Outra iniciativa do nosso Estado foi o lançamento da campanha "Menos armas e mais vidas". Enquanto governos de vários países discutem as estratégias mais eficientes para desarmar a população, o Paraná optou pela ação! Desde janeiro, estamos pagando R$ 100 por cada arma entregue ao Estado. Em apenas cinco meses, a campanha atingiu o incrível número de uma arma fora de circulação a cada meia hora. O sucesso da empreitada pode ser medido facilmente. Em 2003, foram apreendidas 3.500 armas de fogo no Paraná. Entenda-se por "apreensão" a necessidade de intervenção policial. Nos primeiros cinco meses da campanha, a população nos entregou mais de 17 mil armas, certamente um recorde nacional. Do total, 95% em plenas condições de uso.

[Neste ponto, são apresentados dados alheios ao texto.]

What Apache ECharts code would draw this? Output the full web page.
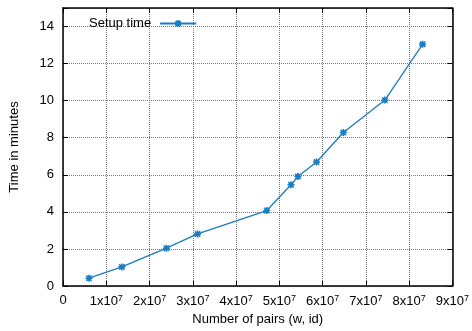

Se a nossa iniciativa é ou não a mais viável pouco importa. Precisávamos deixar o plano teórico e partir para a esfera da praticidade, inclusive relevando interesses políticos estaduais e nacionais. As nossas conquistas servirão de ponto de partida para ecoar o tema do desarmamento nacionalmente.
No último dia 8, especialistas das mais diversas áreas passaram o dia em Curitiba debatendo as melhores alternativas para desarmar a sociedade. Ao final do evento, foi elaborado um documento para ser encaminhado ao Governo Federal. Eu, pessoalmente, tratarei de contatar cada um dos meus colegas -secretários de Estado- para aderirem ao movimento. Só assim, com atitude, o governo do Paraná acredita que poderá colaborar com o nosso país.

Luiz Fernando Delazari, 33, coordenador da Comissão Nacional de Combate ao Jogo de Bingo, é o secretário da Segurança Pública do Estado do Paraná.